We have a cottage.
Usually when you say that, people instantly have visions of broad beamed ceilings, two story picture windows, wrap around decks and several bunkies.
Our cottage, bought forty years ago by my father (he left my mother at home; said he was going to “look” at a cottage) is a little more rough and tumble than that. We do not play badminton on the front lawn or take the speedboat for ice cream; we yank out splinters and pray if a step gives way it is beneath family and not visitors.

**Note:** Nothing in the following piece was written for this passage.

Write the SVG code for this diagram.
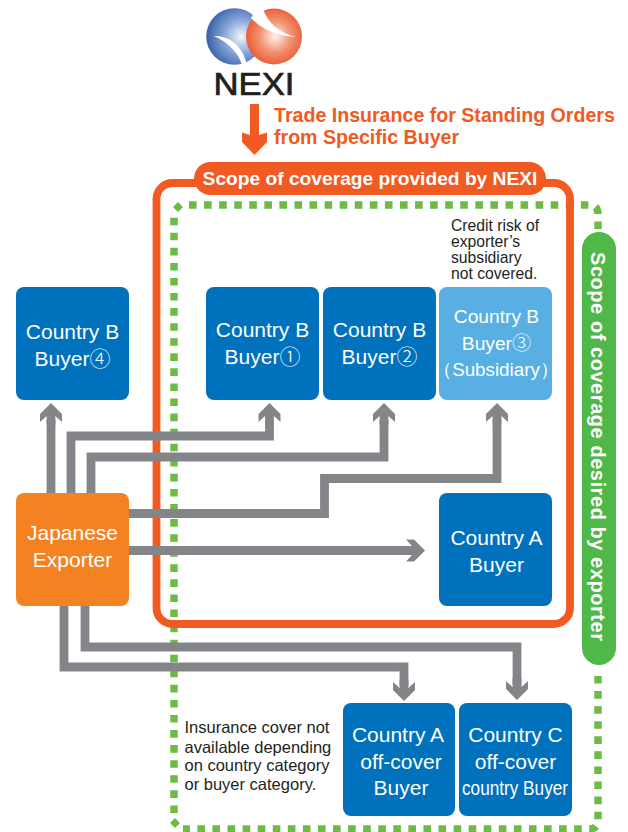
<svg xmlns="http://www.w3.org/2000/svg" width="628" height="832" viewBox="0 0 628 832">
<style>
text{font-family:"Liberation Sans",Arial,sans-serif}
.box{fill:#0071bc}
.t{fill:#fff;font-size:21px;text-anchor:middle}
.s{font-size:19.200px}
.c{font-family:"Noto Sans CJK JP","Liberation Sans",sans-serif;font-weight:300}
.g{fill:none;stroke:#848589;stroke-width:8.800}
.h{fill:#848589}
.n{fill:#231f20;font-size:16.500px}
.m{fill:#231f20;font-size:15.700px}
.o{fill:#f15a22;font-size:19.600px;font-weight:bold}
.d{fill:none;stroke:#6cbb45;stroke-width:7.500;stroke-dasharray:7.600 7.470}
</style>
<defs>
<radialGradient id="bl" cx="0.62" cy="0.5" r="0.6"><stop offset="0" stop-color="#f4f6fb"/><stop offset="0.55" stop-color="#7f9fd6"/><stop offset="1" stop-color="#3d64ab"/></radialGradient>
<radialGradient id="rd" cx="0.52" cy="0.5" r="0.58"><stop offset="0" stop-color="#fff3ec"/><stop offset="0.5" stop-color="#f2906e"/><stop offset="1" stop-color="#e8502a"/></radialGradient>
<path id="ah" class="h" d="M0 0L11 11V19L4.400 13V22H-4.400V13L-11 19V11Z"/>
</defs>
<g id="logo">
<circle cx="234.500" cy="36.500" r="28.300" fill="url(#bl)"/>
<path d="M214 36C228 36 241 43 247 64L242 65C238 52 228 42 214 36Z" fill="#fff"/>
<circle cx="274" cy="36.500" r="28" fill="url(#rd)"/>
<path d="M263 8C267 23 280 33 296 37C278 36 262 30 251 18C254 13 258 10 263 8Z" fill="#fff"/>
<text x="254" y="95" text-anchor="middle" font-size="31" textLength="81" lengthAdjust="spacingAndGlyphs" fill="#231f20" stroke="#231f20" stroke-width="0.700">NEXI</text>
</g>
<g id="nexi-arrow">
<path d="M250 104H259V135L267 132.500V142L254.500 155L242 142V132.500L250 135Z" fill="#f15a22"/>
<text class="o" x="274" y="122">Trade Insurance for Standing Orders</text>
<text class="o" x="274" y="144">from Specific Buyer</text>
</g>
<g id="scope-exporter">
<path class="d" d="M189 205H589Q598 205 598 214V232"/>
<path class="d" d="M598 676V820Q598 829 589 829H183"/>
<path class="d" d="M174 813V217"/>
<rect x="174.500" y="203.500" width="7" height="7" transform="rotate(45 178 207)" fill="#6cbb45"/>
<rect x="171.500" y="819.500" width="7" height="7" transform="rotate(45 175 823)" fill="#6cbb45"/>
<rect x="582" y="232" width="34" height="433" rx="17" fill="#4fb848"/>
<text transform="translate(590.500 252) rotate(90)" font-size="20" font-weight="bold" fill="#fff" textLength="389" lengthAdjust="spacing">Scope of coverage desired by exporter</text>
</g>
<g id="scope-nexi">
<rect x="156.500" y="183" width="413.500" height="441" rx="16" fill="none" stroke="#f15a22" stroke-width="7.800"/>
<rect x="194" y="162" width="352" height="33" rx="16.500" fill="#f15a22"/>
<text x="370" y="185" text-anchor="middle" font-size="19.200" font-weight="bold" fill="#fff">Scope of coverage provided by NEXI</text>
</g>
<g id="connectors">
<path class="g" d="M51 493V420"/><use href="#ah" transform="translate(51 403)"/>
<path class="g" d="M71 493V436H269.500V420"/><use href="#ah" transform="translate(269.500 403)"/>
<path class="g" d="M91 493V457H384V420"/><use href="#ah" transform="translate(384 403)"/>
<path class="g" d="M129 513.500H324.500V478.500H497V420"/><use href="#ah" transform="translate(497 403)"/>
<path class="g" d="M129 550.500H410"/><use href="#ah" transform="translate(425 550.500) rotate(90)"/>
<path class="g" d="M64 606V667H404V685"/><use href="#ah" transform="translate(404 701) rotate(180)"/>
<path class="g" d="M85 606V647H517V685"/><use href="#ah" transform="translate(517 700) rotate(180)"/>
</g>
<g id="buyer4"><rect class="box" x="16" y="287" width="113" height="113" rx="8"/><text class="t" x="72.500" y="339">Country B</text><text class="t" x="72.500" y="366">Buyer<tspan class="c">④</tspan></text></g>
<g id="buyer1"><rect class="box" x="206" y="287" width="113" height="113" rx="8"/><text class="t" x="262.500" y="337">Country B</text><text class="t" x="262.500" y="364">Buyer<tspan class="c">①</tspan></text></g>
<g id="buyer2"><rect class="box" x="323" y="287" width="113" height="113" rx="8"/><text class="t" x="379.500" y="337">Country B</text><text class="t" x="379.500" y="364">Buyer<tspan class="c">②</tspan></text></g>
<g id="buyer3"><rect x="439" y="287" width="113" height="113" rx="8" fill="#58afe3"/><text class="t s" x="496.500" y="323">Country B</text><text class="t s" x="496.500" y="350">Buyer<tspan class="c">③</tspan></text><text class="t" style="font-size:18.800px" x="496" y="376">（Subsidiary）</text></g>
<text class="m" x="451" y="231">Credit risk of</text>
<text class="m" x="451" y="247">exporter’s</text>
<text class="m" x="451" y="263">subsidiary</text>
<text class="m" x="451" y="279">not covered.</text>
<g id="exporter"><rect x="16" y="493" width="113" height="113" rx="8" fill="#f58220"/><text class="t" x="72.500" y="540">Japanese</text><text class="t" x="72.500" y="567">Exporter</text></g>
<g id="country-a"><rect class="box" x="439" y="493" width="113" height="113" rx="8"/><text class="t" x="496.500" y="545">Country A</text><text class="t" x="496.500" y="572">Buyer</text></g>
<g id="off-a"><rect class="box" x="343" y="703" width="112" height="113" rx="8"/><text class="t" x="398" y="742">Country A</text><text class="t" x="401" y="769">off-cover</text><text class="t" x="401" y="795">Buyer</text></g>
<g id="off-c"><rect class="box" x="459" y="703" width="113" height="113" rx="8"/><text class="t" x="515.500" y="742">Country C</text><text class="t" x="515.500" y="769">off-cover</text><text class="t" x="515" y="795" textLength="106" lengthAdjust="spacingAndGlyphs">country Buyer</text></g>
<text class="n" x="184.500" y="733">Insurance cover not</text>
<text class="n" x="184.500" y="752.500">available depending</text>
<text class="n" x="184.500" y="771">on country category</text>
<text class="n" x="184.500" y="790">or buyer category.</text>
</svg>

I remember running breathlessly from room to room as a kid, excited that we had a cottage. I remember claiming a bedroom, complete with a curtain in place of a door. I remember blasting down the steep hill to the lake, my mother’s warnings not to run dropping somewhere behind me in the trees. I remember wondering why the stove was on one side of the large living area, while the fridge was on the other. I remember wondering why there was no kitchen sink. I remember wondering why there was no bathroom.
I remember my mother crying.
My sisters and I weren’t too terrorized by the idea of an outhouse; we painted it neon pink and green, and it would be years before we realized that not only did many people have indoor plumbing, they closed the door when they used it. Our outhouse had two seats, something my father referred to as the Cadillac of outhouses. I’m positive Cadillac, wildly flattered, would have made a commercial about that if they’d known.
The only time things got a little hard to take was in early spring or late fall, when bulky winter coats replaced shorts and bathing suits. I can only think the Mitten Incident happened our first fall up there, making me 8 years old. There is no way I would have had to learn that lesson twice.
I came into the cottage quietly. My mother, no doubt making stew for dinner from rocks and twigs over an open flame, glanced up.
“I lost my mitten,” I said.
“My double mitten.” There were two kinds of mittens in our house. Those my mother knitted us – which were the majority of them – and store bought ones. My very best store boughts were a pair of orange and brown plaid double mittens; doubt knit and lined, very warm though incredibly ugly.
“Where did you lose it?”
“Down the outhouse,” I whispered. “Don’t tell Dad.”
“Don’t tell me what?”
I probably don’t have to even finish this story. This is a man who reused twist ties until they were just a little wire. This is a man who darned his own socks, bought purple Levis for three dollars, and straightened rusty crooked nails. The grab bar from behind the back seat of our 1966 Rambler is still the hallway towel bar at that cottage.
I remember begging and tears – mine. I remember anger – my Dad’s. I remember my mother, the flag on the tug of war rope, unsure which side would collapse first. She needn’t have worried. Half an hour later, my Dad came into the cottage, my mitten on a stick.
It didn’t matter how many times my mother told me she washed that mitten. My older sister Roz referred to it as my outhouse mitten, usually in front of my friends. She still does. I never wore either one, and eventually they both disappeared.
I also found out my Dad thought my mother had been mad at me losing the expensive mitt, and that he was helping.